The match was fascinating. Zeke’s opponent, Kyle Seelig, had a particularly powerful forehand that he could pull down the line. Coupled with serve from the ad court that kicked Zeke out wide, this kept Seelig in the match in the third set. If Zeke could work around that forehand, particularly when Zeke was out of position, the match would be on Zeke’s terms: long, drawn out points that only end when someone makes a mistake. As Zeke would adjust his game around it, Seelig would try uncorking a winner when there wasn’t really much of a chance, so either Zeke would return it, or the shot would go out. The chess match between the two super seniors was outstanding. It came down to will in the end, and nobody can outwill Zeke Clark.
- What the Illini men pulled off this weekend is unprecedented in the conference. For the past 20 years or so, Illinois and Ohio State have been in a tier of their own. Michigan finally has grown into a team that can challenge both (they split their matches with Ohio State this season). The national rankings this year are messed up, but both Illinois and Ohio State coming in would’ve been top-10 teams while Michigan would’ve been hovering around 15 in a normal year. Beating Ohio State is wild, but beating Michigan in the day before as well would’ve been unfathomable before this past weekend.
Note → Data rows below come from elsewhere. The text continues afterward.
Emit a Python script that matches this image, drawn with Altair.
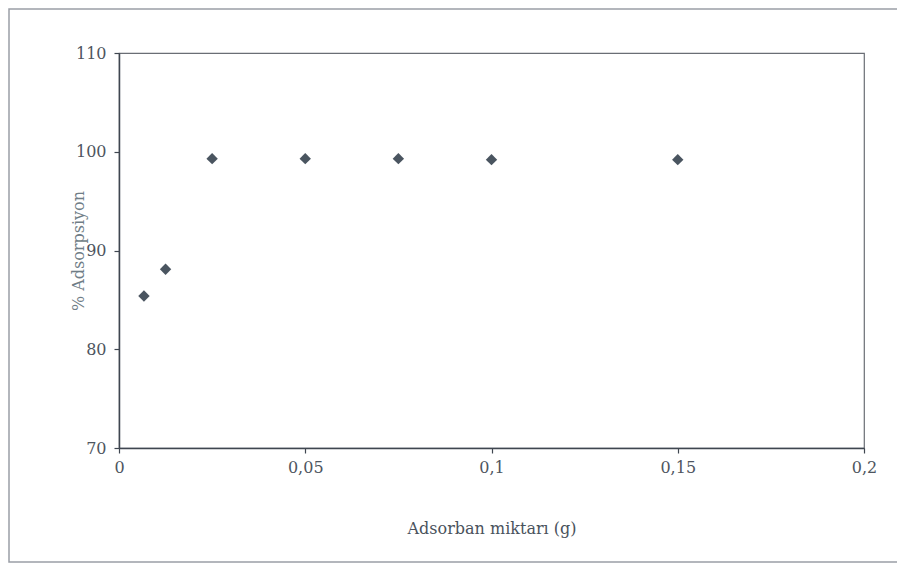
import altair as alt
import pandas as pd

adsorban_g = [0.0067, 0.0125, 0.025, 0.05, 0.075, 0.1, 0.15]
adsorpsiyon = [85.4, 88.1, 99.3, 99.3, 99.3, 99.2, 99.2]
x_ticks = [0, 0.05, 0.1, 0.15, 0.2]
y_ticks = [70, 80, 90, 100, 110]

df = pd.DataFrame({"x": adsorban_g, "y": adsorpsiyon})

FONT = "DejaVu Serif"

frame = alt.Chart(pd.DataFrame({"a": [0]})).mark_rect(
    fill=None, stroke="#9a9ea6", strokeWidth=1.5
).encode(
    x=alt.value(-110), x2=alt.value(800),
    y=alt.value(-44), y2=alt.value(509),
)

points = alt.Chart(df).mark_point(
    shape="diamond", filled=True, size=130, color="#3b4652", opacity=0.92
).encode(
    x=alt.X("x:Q",
            scale=alt.Scale(domain=[0, 0.2], nice=False, zero=False),
            axis=alt.Axis(values=x_ticks, title="Adsorban miktarı (g)",
                          labelExpr="replace(format(datum.value, ''), '.', ',')",
                          grid=False, tickSize=5, labelPadding=6, labelFlush=False,
                          titleY=80, titleBaseline="middle")),
    y=alt.Y("y:Q",
            scale=alt.Scale(domain=[70, 110], nice=False, zero=False),
            axis=alt.Axis(values=y_ticks, title="% Adsorpsiyon",
                          grid=False, tickSize=5, labelPadding=8, labelFlush=False,
                          titleX=-41, titleBaseline="middle",
                          titleColor="#6f7d86")),
)

chart = alt.layer(frame, points).properties(
    width=745, height=395,
    padding={"left": 111, "top": 45, "right": 33, "bottom": 116},
    autosize=alt.AutoSizeParams(type="none"),
).configure_view(
    stroke="#6a6e75", strokeWidth=1.2
).configure_axis(
    labelFont=FONT, titleFont=FONT, labelFontSize=16, titleFontSize=16,
    labelColor="#4e5560", titleColor="#4a525c", titleFontWeight="normal",
    domainColor="#3f4650", tickColor="#3f4650", domainWidth=1.5, tickWidth=1.2,
)

chart.save("out.html", embed_options={"renderer": "svg", "actions": False})
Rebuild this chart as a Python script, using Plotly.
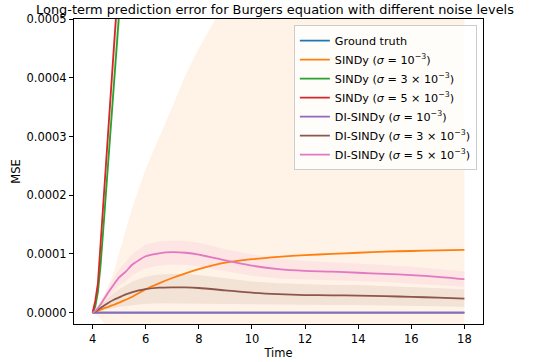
import plotly.graph_objects as go

# ---------------- data (MSE values in units of 1e-4) ----------------
SCALE = 1e-4
time = [4.0, 4.1, 4.2, 4.3, 4.4, 4.5, 4.6, 4.8, 5.0, 5.25, 5.5, 6.0, 6.5, 7.0, 7.5,
        8.0, 9.0, 10.0, 11.0, 12.0, 13.0, 14.0, 15.0, 16.0, 17.0, 18.0]

ground_truth = [0.0] * 26

sindy_1 = [0, 0.015, 0.03, 0.05, 0.07, 0.085, 0.10, 0.135, 0.17, 0.22, 0.27, 0.40, 0.50,
           0.59, 0.67, 0.74, 0.85, 0.91, 0.95, 0.98, 1.00, 1.02, 1.04, 1.05, 1.06, 1.07]
sindy_1_hi = [0, 0.06, 0.13, 0.20, 0.28, 0.37, 0.46, 0.70, 1.02, 1.41, 1.80, 2.45, 2.97,
              3.50, 4.05, 4.50, 5.30, 5.90, 6.30, 6.60, 6.80, 6.95, 7.05, 7.10, 7.15, 7.20]
sindy_1_lo = [0, -0.03, -0.07, -0.11, -0.16, -0.22, -0.30, -0.50, -0.70, -0.95, -1.2,
              -1.6, -2.0, -2.3, -2.7, -3.0, -3.6, -4.0, -4.4, -4.6, -4.8, -4.9, -5.0,
              -5.0, -5.0, -5.1]

sindy_3 = [0, 0.1, 0.35, 0.8, 1.4, 2.0, 2.65, 3.9, 5.1, 6.8, 8.6, 13, 18, 23, 29, 36,
           50, 66, 84, 104, 126, 150, 176, 204, 234, 266]
sindy_5 = [0, 0.2, 0.5, 1.2, 1.85, 2.5, 3.2, 4.5, 5.8, 7.5, 9.5, 14, 19, 25, 31, 38,
           53, 70, 89, 110, 133, 158, 185, 214, 245, 278]

di_sindy_1 = [0.0] * 26

di_sindy_3 = [0, 0.02, 0.05, 0.08, 0.11, 0.14, 0.17, 0.22, 0.26, 0.31, 0.35, 0.40, 0.425,
              0.43, 0.43, 0.42, 0.38, 0.34, 0.315, 0.30, 0.295, 0.29, 0.28, 0.27, 0.255, 0.24]
di_sindy_3_hi = [0, 0.03, 0.08, 0.12, 0.17, 0.21, 0.26, 0.34, 0.40, 0.47, 0.53, 0.61, 0.65,
                 0.66, 0.66, 0.64, 0.58, 0.53, 0.50, 0.48, 0.47, 0.47, 0.45, 0.44, 0.42, 0.40]
di_sindy_3_lo = [0, 0.01, 0.02, 0.03, 0.04, 0.05, 0.06, 0.08, 0.10, 0.11, 0.13, 0.15, 0.16,
                 0.16, 0.16, 0.16, 0.15, 0.145, 0.14, 0.135, 0.13, 0.13, 0.12, 0.115, 0.11, 0.10]

di_sindy_5 = [0, 0.03, 0.08, 0.14, 0.21, 0.28, 0.35, 0.48, 0.60, 0.70, 0.82, 0.96, 1.01,
              1.03, 1.02, 0.99, 0.89, 0.80, 0.74, 0.71, 0.70, 0.68, 0.66, 0.64, 0.61, 0.57]
di_sindy_5_hi = [0, 0.04, 0.10, 0.17, 0.26, 0.34, 0.43, 0.59, 0.74, 0.87, 1.00, 1.16, 1.21,
                 1.23, 1.22, 1.19, 1.08, 0.99, 0.92, 0.88, 0.86, 0.84, 0.81, 0.78, 0.74, 0.70]
di_sindy_5_lo = [0, 0.02, 0.06, 0.11, 0.16, 0.22, 0.27, 0.37, 0.46, 0.53, 0.64, 0.76, 0.80,
                 0.82, 0.81, 0.79, 0.71, 0.63, 0.58, 0.56, 0.55, 0.54, 0.52, 0.50, 0.47, 0.44]

x_ticks = [4, 6, 8, 10, 12, 14, 16, 18]
y_ticks = [0, 0.0001, 0.0002, 0.0003, 0.0004, 0.0005]

names = ["Ground truth",
         "SINDy (<i>σ</i> = 10<sup>−3</sup>)",
         "SINDy (<i>σ</i> = 3 × 10<sup>−3</sup>)",
         "SINDy (<i>σ</i> = 5 × 10<sup>−3</sup>)",
         "DI-SINDy (<i>σ</i> = 10<sup>−3</sup>)",
         "DI-SINDy (<i>σ</i> = 3 × 10<sup>−3</sup>)",
         "DI-SINDy (<i>σ</i> = 5 × 10<sup>−3</sup>)"]
colors = ["#1f77b4", "#ff7f0e", "#2ca02c", "#d62728", "#9467bd", "#8c564b", "#e377c2"]
shapes = ["linear", "spline", "linear", "linear", "linear", "spline", "spline"]

# ---------------- figure ----------------
def sc(v):
    return [a * SCALE for a in v]

def rgba(hexc, a):
    h = hexc.lstrip("#")
    return f"rgba({int(h[0:2],16)},{int(h[2:4],16)},{int(h[4:6],16)},{a})"

fig = go.Figure()

bands = [
    (sindy_1_lo, sindy_1_hi, colors[1]),
    ([v * 0.93 for v in sindy_3], [v * 1.07 for v in sindy_3], colors[2]),
    ([v * 0.93 for v in sindy_5], [v * 1.07 for v in sindy_5], colors[3]),
    (di_sindy_3_lo, di_sindy_3_hi, colors[5]),
    (di_sindy_5_lo, di_sindy_5_hi, colors[6]),
]
for lo, hi, c in bands:
    fig.add_trace(go.Scatter(
        x=time + time[::-1], y=sc(hi) + sc(lo)[::-1],
        fill="toself", fillcolor=rgba(c, 0.1), line=dict(width=0),
        mode="lines", showlegend=False, hoverinfo="skip"))

series = [ground_truth, sindy_1, sindy_3, sindy_5, di_sindy_1, di_sindy_3, di_sindy_5]
for s, n, c, sh in zip(series, names, colors, shapes):
    fig.add_trace(go.Scatter(x=time, y=sc(s), mode="lines", name=n,
                             line=dict(color=c, width=1.8, shape=sh, smoothing=0.6)))

FONT = "DejaVu Sans"
fig.update_layout(
    width=533, height=362,
    margin=dict(l=74, r=50, t=19, b=38, autoexpand=False),
    plot_bgcolor="white", paper_bgcolor="white",
    font=dict(family=FONT, size=11.5, color="black"),
    title=dict(text="Long-term prediction error for Burgers equation with different noise levels",
               x=275 / 533, xref="container", xanchor="center",
               y=1 - 9 / 362, yref="container", yanchor="middle",
               font=dict(family=FONT, size=12.9, color="black"),
               automargin=False),
    showlegend=True,
    legend=dict(x=0.985, y=0.98, xanchor="right", yanchor="top",
                bgcolor="rgba(255,255,255,0.8)", bordercolor="#cccccc", borderwidth=1,
                font=dict(family=FONT, size=11.2, color="black"),
                itemwidth=30, tracegroupgap=0),
)
fig.update_xaxes(range=[3.3, 18.7], tickvals=x_ticks, ticks="outside", ticklen=4,
                 tickcolor="black", showline=True, linecolor="black", linewidth=1,
                 mirror=True, showgrid=False, zeroline=False, automargin=False,
                 title=dict(text="Time", standoff=4, font=dict(size=11.5)))
fig.update_yaxes(range=[-0.0000193, 0.0005], tickvals=y_ticks, tickformat=".4f",
                 ticks="outside", ticklen=4, tickcolor="black", showline=True,
                 linecolor="black", linewidth=1, mirror=True, showgrid=False,
                 zeroline=False, automargin=False,
                 title=dict(text="MSE", standoff=3, font=dict(size=11.5)))

fig.write_html("out.html", config={"displayModeBar": False},
               post_script="document.body.style.margin='0';")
- So the Big Dance is next. The selection show takes place tonight at 6:30 on the NCAA website. The top 16 seeds host the first 2 rounds. The pundits have Illinois at around the 7 seed, which should make the early rounds of their bracket relatively easy, especially in the friendly confines of the Atkins Tennis Center. The later rounds will be held at the USTA national campus in Orlando, Florida. A possible magical run for the Fighting Illini begins this Friday.